Compiling pattern matches
Pattern matching on algebraic datatypes is one of the main reasons ML or Haskell programs are so wonderfully succinct. In Hob, it looks something like this:
type Bool = True, False
def and
False _ -> False
True x -> x
match (and True False)
True -> 1
False -> 0
The first line defines an algebraic type, in this case an enum-like
boolean type. Function definitions can provide several args -> body
forms, with are pattern-matched against the arguments to pick a body
to execute. The definition of and
above returns False
when the
first argument is False
, and returns its second argument otherwise.
match
can be used to pattern-match in other situations.
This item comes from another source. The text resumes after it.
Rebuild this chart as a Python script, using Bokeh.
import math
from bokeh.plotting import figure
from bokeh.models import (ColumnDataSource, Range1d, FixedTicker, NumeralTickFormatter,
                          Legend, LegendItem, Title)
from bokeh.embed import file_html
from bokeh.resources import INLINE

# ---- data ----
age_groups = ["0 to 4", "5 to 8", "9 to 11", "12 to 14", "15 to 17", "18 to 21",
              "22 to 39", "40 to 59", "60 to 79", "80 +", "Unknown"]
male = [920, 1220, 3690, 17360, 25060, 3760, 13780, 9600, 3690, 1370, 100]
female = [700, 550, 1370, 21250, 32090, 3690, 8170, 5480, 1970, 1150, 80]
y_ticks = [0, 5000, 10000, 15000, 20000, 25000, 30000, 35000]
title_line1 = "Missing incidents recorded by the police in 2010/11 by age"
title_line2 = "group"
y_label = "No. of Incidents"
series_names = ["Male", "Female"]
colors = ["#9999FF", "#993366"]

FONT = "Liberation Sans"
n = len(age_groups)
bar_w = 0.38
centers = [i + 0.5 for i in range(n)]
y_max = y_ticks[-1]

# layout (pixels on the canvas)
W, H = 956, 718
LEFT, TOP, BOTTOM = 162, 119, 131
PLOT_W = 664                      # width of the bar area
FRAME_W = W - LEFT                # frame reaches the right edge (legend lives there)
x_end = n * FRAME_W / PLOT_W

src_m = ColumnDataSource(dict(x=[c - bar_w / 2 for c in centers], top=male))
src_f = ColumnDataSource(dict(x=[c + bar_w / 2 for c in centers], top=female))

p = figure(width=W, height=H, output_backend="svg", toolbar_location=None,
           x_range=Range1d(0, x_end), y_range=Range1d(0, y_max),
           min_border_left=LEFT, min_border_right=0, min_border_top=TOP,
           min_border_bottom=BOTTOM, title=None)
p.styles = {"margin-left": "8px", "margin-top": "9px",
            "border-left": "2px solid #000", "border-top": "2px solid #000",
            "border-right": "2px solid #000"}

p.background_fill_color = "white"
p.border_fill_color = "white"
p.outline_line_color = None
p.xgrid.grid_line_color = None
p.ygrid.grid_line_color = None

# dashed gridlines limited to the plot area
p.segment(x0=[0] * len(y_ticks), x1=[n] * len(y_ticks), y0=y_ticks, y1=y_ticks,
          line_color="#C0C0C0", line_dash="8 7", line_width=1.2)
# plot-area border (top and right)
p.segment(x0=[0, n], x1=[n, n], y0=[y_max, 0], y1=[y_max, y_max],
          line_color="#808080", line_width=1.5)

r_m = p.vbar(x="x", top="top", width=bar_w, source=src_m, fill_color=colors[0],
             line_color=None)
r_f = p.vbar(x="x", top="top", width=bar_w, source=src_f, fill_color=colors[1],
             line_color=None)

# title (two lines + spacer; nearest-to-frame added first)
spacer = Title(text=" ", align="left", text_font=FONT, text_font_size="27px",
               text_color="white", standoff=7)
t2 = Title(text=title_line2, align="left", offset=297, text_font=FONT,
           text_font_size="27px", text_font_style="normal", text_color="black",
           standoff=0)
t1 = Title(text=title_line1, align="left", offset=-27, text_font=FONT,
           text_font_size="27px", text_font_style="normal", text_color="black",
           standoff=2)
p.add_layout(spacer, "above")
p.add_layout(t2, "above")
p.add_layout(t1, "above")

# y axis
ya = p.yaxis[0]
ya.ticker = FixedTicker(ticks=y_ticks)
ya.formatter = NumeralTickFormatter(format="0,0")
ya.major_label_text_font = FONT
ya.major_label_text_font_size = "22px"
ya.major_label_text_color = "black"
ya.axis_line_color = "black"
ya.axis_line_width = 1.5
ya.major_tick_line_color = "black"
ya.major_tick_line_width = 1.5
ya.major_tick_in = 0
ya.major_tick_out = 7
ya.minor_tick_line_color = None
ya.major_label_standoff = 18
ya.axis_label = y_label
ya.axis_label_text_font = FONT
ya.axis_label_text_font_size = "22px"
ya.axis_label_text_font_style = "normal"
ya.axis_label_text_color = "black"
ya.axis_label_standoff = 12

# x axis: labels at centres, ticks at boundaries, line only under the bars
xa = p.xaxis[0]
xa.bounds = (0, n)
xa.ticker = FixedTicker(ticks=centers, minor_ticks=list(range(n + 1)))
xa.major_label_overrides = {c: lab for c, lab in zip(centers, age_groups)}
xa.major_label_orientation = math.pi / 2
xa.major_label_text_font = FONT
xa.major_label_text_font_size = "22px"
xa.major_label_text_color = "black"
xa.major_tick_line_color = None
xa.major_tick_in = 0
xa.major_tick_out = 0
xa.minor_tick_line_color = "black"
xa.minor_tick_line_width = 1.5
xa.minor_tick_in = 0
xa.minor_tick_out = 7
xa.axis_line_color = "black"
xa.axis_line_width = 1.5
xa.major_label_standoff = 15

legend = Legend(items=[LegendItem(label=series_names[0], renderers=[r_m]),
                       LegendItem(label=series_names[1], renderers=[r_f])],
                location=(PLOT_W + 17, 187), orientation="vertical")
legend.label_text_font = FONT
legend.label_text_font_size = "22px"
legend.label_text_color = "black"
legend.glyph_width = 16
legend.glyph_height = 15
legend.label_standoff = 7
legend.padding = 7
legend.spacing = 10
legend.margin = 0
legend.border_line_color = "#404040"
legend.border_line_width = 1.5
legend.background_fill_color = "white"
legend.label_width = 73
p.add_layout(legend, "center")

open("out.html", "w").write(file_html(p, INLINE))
Here, a
single value rather than a list of arguments is matched against.
Algebraic types can, of course, hold other values, as in this definition of a pair type:
type Pair = Pair Int32 Int32
let x = Pair 1 2
def second (Pair _ s) -> s
second x
(This pair can only hold integers — polymorphic datatypes haven't been implemented yet.) These matched patterns can be nested arbitrarily deep. When a match fails, an error is raised.
To compile these, the patterns have to somehow be compiled down to a bunch of tests and branches (or, even better, jump tables). This sounded very easy, but is actually quite involved.
When multiple values (for example function arguments) are being matched, it can make a difference for the amount of tests that have to be performed which one is matched first. So I'm using a simple heuristic to pick a value — each (necessary) test splits the set of possible branches into a number of (overlapping) sets. As an example, let us take this contrived program:
type Performance = Good, Average, Bad, Awful
def score
Good Good -> 1
Good Average -> 2
Good _ -> 3
_ Good -> 4
Awful Awful -> 6
_ _ -> 5
If we split on the first argument, we get five cases under Good
, and
three under Awful
(note that cases that have either a variable name
or the _
wildcard are included in both groups), as well two cases
under 'other'. For the second argument, this would be four for Good
,
three for Awful
, and three for Average
. We pick the one where the
maximum group size is smallest, in this case the second argument.
Having picked an argument to match on, we gather all the values that
are present in the patterns it matches against (Good
, Average
, and
Awful
in this case), and recurse for each of these, as well as the
fall-through case. How does that look in terms of
data-transformations?
The patterns are kept as a list of (pattern array, body) pairs. 'Choosing' a branch means picking the patterns that match out of this list, and removing the used patterns from the arrays. For example:
([Good, Good], 1)
([Good, Average], 2) ([Good], 2)
([Good, _], 3) == pick Average => ([Good], 1)
([_, Good], 4) on arg 2 ([_], 5)
([Awful, Awful], 6)
([_, _], 5)
When matching against a 'composite' pattern, one that contains sub-patterns, the matched-against pattern is not simply removed from the vector, but is replaced by its arguments.
([Pair 1 _, Good], 1) =====> ([1, _, Good], 1)
([Pair _ 2, Awful], 2) ([_, 2, Awful], 2)
Using this technique, a match can be compiled down to a tree of simple
choices — each time it branches, it selects a value to branch on (for
example, the enum tags of the Performance
datatype), and points to a
new tree for every value that occurs, and optionally (when these
values don't exhaustively cover the type) one for the 'other' case.
As soon as the 'top' pattern / body pair of a subtree always matches
(only contains variables or underscores), we've reached a leaf. Leaves
in this tree hold the actual branches, along with some information
about the variables bound for them. For example, in the Pair
example, the match-compiler has to note that s
, in the body of
second
is bound to the first field of the first argument. From a
tree like this, compiling to actual instructions is relatively
simple...
Except for one thing: The 'branch picking' process shown above (there's a better name for this, but I lost the paper in which I found it) is not exclusive. A branch with variable or wildcard patterns will often end up in multiple sub-trees. It is possible to just compile it multiple times, of course, but that'll bloat up some kinds of code beyond reason. So we have to be careful, when compiling, to just jump to an already-compiled instance of the branch if one exists.
The tricky part is that, if the branch's patterns bind variables, those have to be compiled in such a way that they end up in the same virtual registers. Nested composite values will often be dereferenced and stored in a virtual register during the matching, and the path used to reach a branch's body can be wildly different. I solved this by noting that vregs can 'merge' harmlessly if they are guaranteed to hold the same value, even if they are assigned in two different places, and am using a scheme where, when dereferencing a value, I check whether any other branch dereferenced it before, and if so, re-use the virtual register the other branch used.
If the language had I/O, it could be used for (modest) real programs at this point!